### Exercise objective
Leaving out the pictures, retype the lines from the beginning of the listing through the line containing "first_bar = '2011-04-07 05:57'".

· · · · · · ·

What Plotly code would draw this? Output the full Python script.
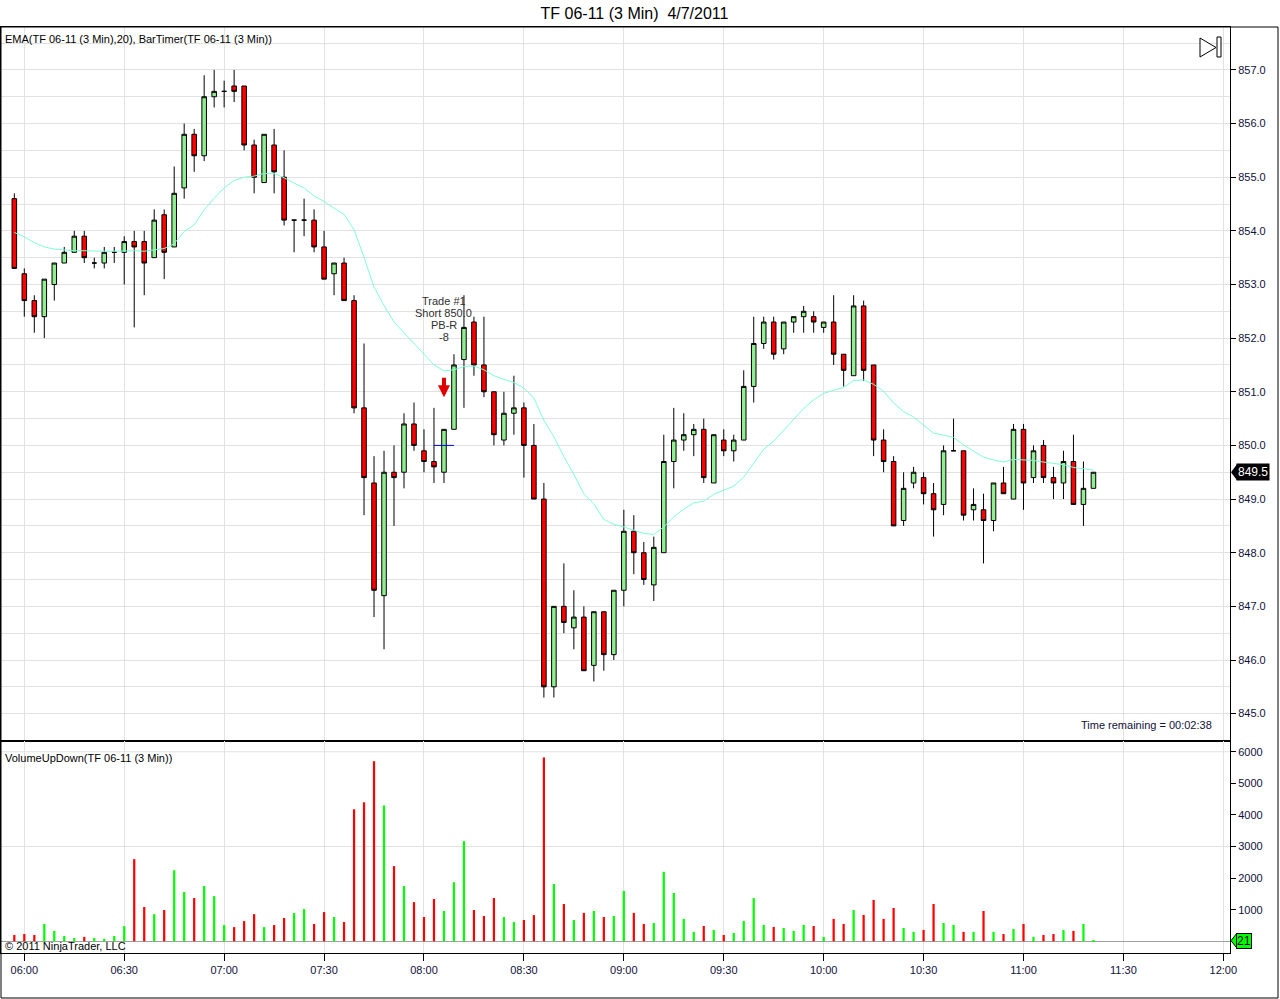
import pandas as pd
import plotly.graph_objects as go

title = 'TF 06-11 (3 Min)  4/7/2011'
first_bar = '2011-04-07 05:57'

# 3 min bars
open_ = [854.6, 853.2, 852.7, 852.4, 853.0, 853.4, 853.6, 853.9, 853.4, 853.4,
         853.6, 853.6, 853.8, 853.8, 853.5, 854.3, 853.7, 854.8, 855.8, 855.4,
         856.5, 856.6, 856.7, 856.7, 855.6, 854.9, 855.6, 855.0, 854.2, 854.2,
         854.2, 853.7, 853.2, 853.4, 852.7, 850.7, 849.3, 847.2, 849.5, 849.5,
         850.4, 849.9, 849.7, 849.5, 850.3, 851.6, 852.3, 851.5, 851.0, 850.1,
         850.6, 850.7, 850.0, 849.0, 845.5, 847.0, 846.6, 846.8, 845.9, 846.9,
         846.1, 847.3, 848.4, 848.0, 847.4, 848.0, 849.7, 850.1, 850.2, 850.3,
         849.3, 850.1, 849.9, 850.1, 851.1, 851.9, 852.3, 851.8, 852.3, 852.4,
         852.4, 852.2, 852.3, 851.7, 851.3, 852.6, 851.5, 850.1, 849.7, 848.6,
         849.3, 849.4, 849.1, 848.9, 849.9, 849.9, 848.8, 848.8, 848.6, 849.3,
         849.0, 850.3, 849.4, 850.0, 849.4, 849.3, 849.7, 848.9, 849.2]
high = [854.7, 853.3, 852.8, 853.1, 853.4, 853.7, 854.0, 854.0, 853.5, 853.7,
        853.7, 853.9, 854.0, 854.0, 854.4, 854.4, 855.2, 856.0, 855.9, 856.9,
        857.0, 856.8, 857.0, 856.7, 855.7, 855.8, 855.9, 855.5, 854.2, 854.6,
        854.4, 854.0, 853.4, 853.5, 852.8, 851.9, 849.8, 849.9, 850.0, 850.6,
        850.8, 850.3, 850.7, 850.3, 851.7, 852.8, 852.4, 852.4, 851.0, 851.0,
        851.3, 850.8, 850.4, 849.3, 847.0, 847.8, 847.3, 847.0, 846.9, 846.9,
        847.3, 848.8, 848.7, 848.2, 848.3, 850.2, 850.7, 850.6, 850.4, 850.5,
        850.2, 850.3, 850.2, 851.4, 852.4, 852.4, 852.4, 852.3, 852.4, 852.6,
        852.5, 852.3, 852.8, 851.7, 852.8, 852.7, 851.5, 850.3, 849.8, 849.5,
        849.6, 849.5, 849.3, 850.0, 850.5, 849.9, 849.2, 849.1, 849.3, 849.6,
        850.4, 850.4, 850.0, 850.1, 849.6, 849.9, 850.2, 849.7, 849.5]
low = [853.3, 852.4, 852.1, 852.0, 852.7, 853.4, 853.6, 853.4, 853.3, 853.3,
       853.4, 853.0, 852.2, 852.8, 853.5, 853.1, 853.7, 854.6, 855.1, 855.3,
       856.3, 856.3, 856.4, 855.5, 854.7, 854.9, 854.7, 854.1, 853.6, 853.9,
       853.6, 853.1, 852.8, 852.7, 850.6, 848.7, 846.8, 846.2, 848.5, 849.2,
       849.9, 849.5, 849.3, 849.3, 850.3, 850.7, 851.3, 850.9, 850.0, 850.0,
       850.2, 849.4, 849.0, 845.3, 845.3, 846.5, 846.2, 845.8, 845.6, 845.8,
       846.0, 847.0, 847.6, 847.4, 847.1, 848.0, 849.2, 849.9, 849.8, 849.3,
       849.3, 849.8, 849.7, 850.1, 850.8, 851.8, 851.6, 851.7, 852.1, 852.1,
       852.1, 852.1, 851.5, 851.1, 851.3, 851.2, 849.8, 849.5, 848.5, 848.5,
       849.2, 848.9, 848.3, 848.7, 849.9, 848.6, 848.6, 847.8, 848.4, 849.1,
       849.0, 848.8, 849.3, 849.3, 849.0, 849.0, 848.9, 848.5, 849.2]
close = [853.3, 852.7, 852.4, 853.1, 853.4, 853.6, 853.9, 853.5, 853.4, 853.6,
         853.6, 853.8, 853.7, 853.4, 854.2, 853.6, 854.7, 855.8, 855.4, 856.5,
         856.6, 856.6, 856.6, 855.6, 855.0, 855.8, 855.1, 854.2, 854.2, 854.2,
         853.7, 853.1, 853.4, 852.7, 850.7, 849.4, 847.3, 849.5, 849.4, 850.4,
         850.0, 849.7, 849.6, 850.3, 851.5, 852.2, 851.5, 851.0, 850.2, 850.6,
         850.7, 850.0, 849.0, 845.5, 847.0, 846.7, 846.8, 845.8, 846.9, 846.1,
         847.3, 848.4, 848.0, 847.5, 848.1, 849.7, 850.1, 850.2, 850.3, 849.4,
         850.2, 849.9, 850.1, 851.1, 851.9, 852.3, 851.7, 852.3, 852.4, 852.5,
         852.3, 852.3, 851.7, 851.4, 852.6, 851.4, 850.1, 849.7, 848.5, 849.2,
         849.5, 849.1, 848.8, 849.9, 849.9, 848.7, 848.9, 848.6, 849.3, 849.1,
         850.3, 849.3, 849.9, 849.4, 849.3, 849.7, 848.9, 849.2, 849.5]
ema20 = [853.97, 853.89, 853.78, 853.70, 853.66, 853.64, 853.63, 853.63, 853.62, 853.62,
         853.62, 853.63, 853.63, 853.62, 853.65, 853.67, 853.76, 853.99, 854.11, 854.39,
         854.61, 854.80, 854.94, 855.00, 855.02, 855.07, 855.07, 854.99, 854.89, 854.80,
         854.65, 854.55, 854.42, 854.31, 854.02, 853.51, 852.95, 852.61, 852.30, 852.10,
         851.88, 851.68, 851.50, 851.39, 851.41, 851.47, 851.48, 851.41, 851.30, 851.23,
         851.17, 851.07, 850.88, 850.47, 850.16, 849.79, 849.46, 849.10, 848.91, 848.62,
         848.53, 848.48, 848.42, 848.36, 848.34, 848.48, 848.67, 848.81, 848.93, 848.96,
         849.09, 849.17, 849.24, 849.41, 849.66, 849.93, 850.08, 850.29, 850.49, 850.69,
         850.85, 850.97, 851.03, 851.08, 851.21, 851.22, 851.14, 851.01, 850.79, 850.63,
         850.53, 850.38, 850.23, 850.19, 850.15, 850.01, 849.89, 849.78, 849.73, 849.69,
         849.74, 849.73, 849.72, 849.69, 849.66, 849.64, 849.59, 849.56, 849.54]
volume = [200, 230, 200, 550, 330, 170, 105, 140, 105, 75,
          170, 480, 2600, 1085, 860, 990, 2250, 1560, 1370, 1750,
          1430, 515, 450, 640, 860, 450, 515, 740, 895, 1020,
          550, 925, 770, 610, 4180, 4400, 5700, 4300, 2380, 1750,
          1240, 770, 1340, 960, 1870, 3170, 990, 800, 1370, 770,
          610, 675, 830, 5820, 1815, 1180, 675, 900, 960, 770,
          800, 1595, 900, 550, 580, 2200, 1530, 710, 300, 485,
          360, 200, 265, 645, 1370, 520, 455, 420, 330, 520,
          485, 140, 710, 550, 990, 835, 1310, 710, 1055, 420,
          300, 360, 1180, 580, 520, 300, 300, 960, 300, 230,
          390, 550, 140, 200, 230, 360, 330, 550, 21]

times = pd.date_range(first_bar, periods=len(close), freq='3min')

trade_bar = 43
trade_entry = 850.0
trade_arrow_tip = 850.9
trade_text = ['Trade #1', 'Short 850.0', 'PB-R', '-8']
trade_text_y = 852.35
bar_timer = 'Time remaining = 00:02:38'

price_range = [844.49, 857.80]
vol_range = [-370, 6340]
vol_ticks = [1000, 2000, 3000, 4000, 5000, 6000]
vol_grid = [3000, 6000]
x_range = ['2011-04-07 05:53', '2011-04-07 12:02']

FONT = 'Liberation Sans, Arial, sans-serif'
GRID = '#e2e2e2'
TICKFONT = dict(family=FONT, size=11, color='#10103a')


# pixel helpers (plot area is x 1..1230, y 27..953)
def px(x):
    return (x - 1) / 1229


def py(y):
    return (953 - y) / 926


split = py(741)

vol_colors = ['#00ff00' if c >= o else '#ff0000' for o, c in zip(open_, close)]

ema_trace = go.Scatter(
    x=times, y=ema20, mode='lines',
    line=dict(color='#7fffd4', width=1),
    xaxis='x', yaxis='y', hoverinfo='skip')

candles = go.Candlestick(
    x=times, open=open_, high=high, low=low, close=close,
    increasing=dict(fillcolor='#90ee90', line=dict(color='black', width=1)),
    decreasing=dict(fillcolor='#ff0000', line=dict(color='black', width=1)),
    whiskerwidth=0,
    xaxis='x', yaxis='y')

entry_t = times[trade_bar]
entry_line = go.Scatter(
    x=[entry_t - pd.Timedelta(minutes=3), entry_t + pd.Timedelta(minutes=3)],
    y=[trade_entry, trade_entry], mode='lines',
    line=dict(color='#0000ff', width=1),
    xaxis='x', yaxis='y', hoverinfo='skip')

vol_bars = go.Bar(
    x=times, y=volume, width=40000,
    marker=dict(color=vol_colors, line=dict(width=0)),
    xaxis='x2', yaxis='y2')

annotations = [
    dict(text='EMA(TF 06-11 (3 Min),20), BarTimer(TF 06-11 (3 Min))',
         xref='paper', yref='paper', x=px(3), y=py(39),
         xanchor='left', yanchor='middle', showarrow=False,
         font=dict(family=FONT, size=11, color='black')),
    dict(text='VolumeUpDown(TF 06-11 (3 Min))',
         xref='paper', yref='paper', x=px(3), y=py(758),
         xanchor='left', yanchor='middle', showarrow=False,
         font=dict(family=FONT, size=11, color='black')),
    dict(text='© 2011 NinjaTrader, LLC',
         xref='paper', yref='paper', x=px(3), y=py(946),
         xanchor='left', yanchor='middle', showarrow=False,
         font=dict(family=FONT, size=11, color='black')),
    dict(text=bar_timer,
         xref='paper', yref='paper', x=px(1214), y=py(725),
         xanchor='right', yanchor='middle', showarrow=False,
         font=dict(family=FONT, size=11, color='#10103a')),
    dict(text='', xref='x', yref='y', x=entry_t, y=trade_arrow_tip,
         showarrow=True, ax=0, ay=-21, arrowhead=2, arrowsize=0.6,
         arrowwidth=4, arrowcolor='#e00000'),
    dict(text=f'{close[-1]:.1f}', xref='paper', yref='y',
         x=1, y=close[-1], xanchor='left', yanchor='middle', xshift=6,
         showarrow=False, bgcolor='black', borderpad=1,
         font=dict(family=FONT, size=12, color='white')),
    dict(text=f'{volume[-1]}', xref='paper', yref='y2',
         x=1, y=volume[-1], xanchor='left', yanchor='middle', xshift=6,
         showarrow=False, bgcolor='#00ff00', bordercolor='black',
         borderwidth=1, borderpad=0,
         font=dict(family=FONT, size=12, color='black')),
]
# trade label, one line every 12 px
for i, line in enumerate(trade_text):
    annotations.append(dict(
        text=line, xref='x', yref='y', x=entry_t, y=trade_text_y,
        yshift=18 - 12 * i, xanchor='center', yanchor='middle',
        showarrow=False, font=dict(family=FONT, size=11, color='#303030')))

shapes = []
for v in vol_grid:
    shapes.append(dict(type='line', xref='paper', yref='y2', x0=0, x1=1,
                       y0=v, y1=v, layer='below',
                       line=dict(color=GRID, width=1)))
# pointed ends of the right-axis price / volume labels
shapes.append(dict(
    type='path', xref='paper', yref='y',
    path=f'M {px(1231)},{close[-1]} L {px(1237)},{close[-1] + 0.15} '
         f'L {px(1237)},{close[-1] - 0.15} Z',
    fillcolor='black', line=dict(width=0)))
shapes.append(dict(
    type='path', xref='paper', yref='y2',
    path=f'M {px(1231)},{volume[-1]} L {px(1237)},{volume[-1] + 240} '
         f'L {px(1237)},{volume[-1] - 240} Z',
    fillcolor='#00ff00', line=dict(color='black', width=1)))
# bar-timer icon
shapes.append(dict(
    type='path', xref='paper', yref='paper',
    path=f'M {px(1200)},{py(38)} L {px(1200)},{py(57)} '
         f'L {px(1216)},{py(47.5)} Z',
    fillcolor='white', line=dict(color='black', width=1)))
shapes.append(dict(
    type='rect', xref='paper', yref='paper',
    x0=px(1217), x1=px(1221), y0=py(57), y1=py(37),
    fillcolor='white', line=dict(color='black', width=1)))
# outer frame
shapes.append(dict(
    type='rect', xref='paper', yref='paper',
    x0=px(1), x1=px(1278), y0=py(998), y1=1,
    line=dict(color='black', width=1)))

x_common = dict(
    type='date', range=x_range,
    tick0='2011-04-07 06:00', dtick=30 * 60 * 1000,
    showgrid=True, gridcolor=GRID, gridwidth=1,
    showline=True, linecolor='black', linewidth=1, mirror=True,
    zeroline=False)

layout = go.Layout(
    width=1280, height=999,
    margin=dict(l=1, r=50, t=27, b=46),
    paper_bgcolor='white', plot_bgcolor='white',
    showlegend=False,
    boxgap=0.35,
    font=dict(family=FONT, size=11, color='black'),
    title=dict(text=title, x=634.5 / 1280, xref='container', xanchor='center',
               y=1 - 13 / 999, yref='container', yanchor='middle',
               font=dict(family=FONT, size=16, color='black')),
    xaxis=dict(
        x_common, anchor='y', matches='x2', showticklabels=False, ticks='',
        rangeslider=dict(visible=False)),
    xaxis2=dict(
        x_common, anchor='y2', tickformat='%H:%M', ticks='outside',
        ticklen=7, tickcolor='black', tickfont=TICKFONT),
    yaxis=dict(
        domain=[split, 1], anchor='x', side='right', range=price_range,
        tick0=845, dtick=1, tickformat='.1f', ticks='outside', ticklen=5,
        tickcolor='black', tickfont=TICKFONT,
        showgrid=True, gridcolor=GRID,
        minor=dict(dtick=0.5, showgrid=True, gridcolor=GRID),
        showline=True, linecolor='black', linewidth=1, mirror=True,
        zeroline=False),
    yaxis2=dict(
        domain=[0, split], anchor='x2', side='right', range=vol_range,
        tickvals=vol_ticks, ticks='outside', ticklen=5, tickcolor='black',
        tickfont=TICKFONT, showgrid=False,
        zeroline=True, zerolinecolor='#a0a0a0', zerolinewidth=1,
        showline=True, linecolor='black', linewidth=1, mirror=True),
    annotations=annotations,
    shapes=shapes,
)

fig = go.Figure(data=[ema_trace, candles, entry_line, vol_bars], layout=layout)
# the page body keeps no margin, so the figure sits at the window corner
fig.write_html('out.html', config={'displayModeBar': False},
               post_script="document.body.style.margin='0';")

· · · · · · ·

### Full solution
What Plotly code would draw this? Output the full Python script.
import pandas as pd
import plotly.graph_objects as go

title = 'TF 06-11 (3 Min)  4/7/2011'
first_bar = '2011-04-07 05:57'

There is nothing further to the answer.